[Records from a data source]
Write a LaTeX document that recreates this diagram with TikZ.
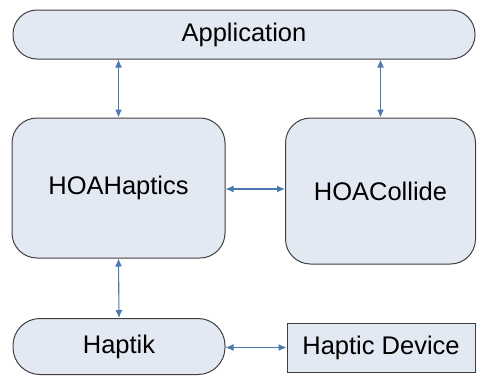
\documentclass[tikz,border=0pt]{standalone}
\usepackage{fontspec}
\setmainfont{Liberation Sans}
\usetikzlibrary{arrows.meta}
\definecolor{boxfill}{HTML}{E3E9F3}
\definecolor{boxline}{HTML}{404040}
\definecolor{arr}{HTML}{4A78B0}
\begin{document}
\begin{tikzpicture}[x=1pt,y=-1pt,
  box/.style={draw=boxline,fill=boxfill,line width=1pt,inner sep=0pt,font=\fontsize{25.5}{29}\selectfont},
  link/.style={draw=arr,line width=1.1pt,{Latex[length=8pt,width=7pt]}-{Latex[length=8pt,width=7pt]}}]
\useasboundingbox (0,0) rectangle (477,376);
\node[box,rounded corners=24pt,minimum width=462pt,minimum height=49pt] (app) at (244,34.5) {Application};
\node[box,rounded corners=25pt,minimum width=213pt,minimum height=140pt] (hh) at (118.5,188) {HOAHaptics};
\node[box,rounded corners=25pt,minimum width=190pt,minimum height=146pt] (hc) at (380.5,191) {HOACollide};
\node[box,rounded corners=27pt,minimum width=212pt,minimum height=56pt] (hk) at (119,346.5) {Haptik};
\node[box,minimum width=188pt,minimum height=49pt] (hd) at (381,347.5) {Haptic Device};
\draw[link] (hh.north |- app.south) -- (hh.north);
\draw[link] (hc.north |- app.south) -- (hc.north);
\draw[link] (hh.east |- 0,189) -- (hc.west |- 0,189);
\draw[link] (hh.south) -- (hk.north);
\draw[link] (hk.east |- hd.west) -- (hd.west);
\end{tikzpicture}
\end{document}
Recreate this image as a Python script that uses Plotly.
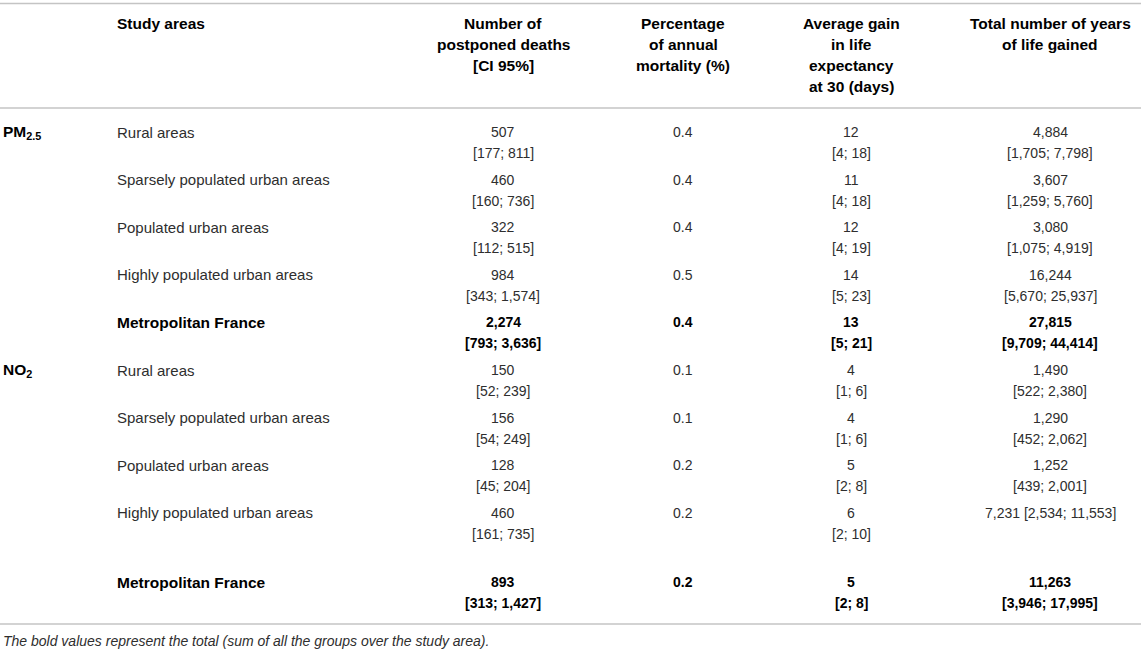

[WHAT IS BEING ASKED]
Only the count is needed: the number of lines in the data that include the word "this".

[FINAL RESULT]
2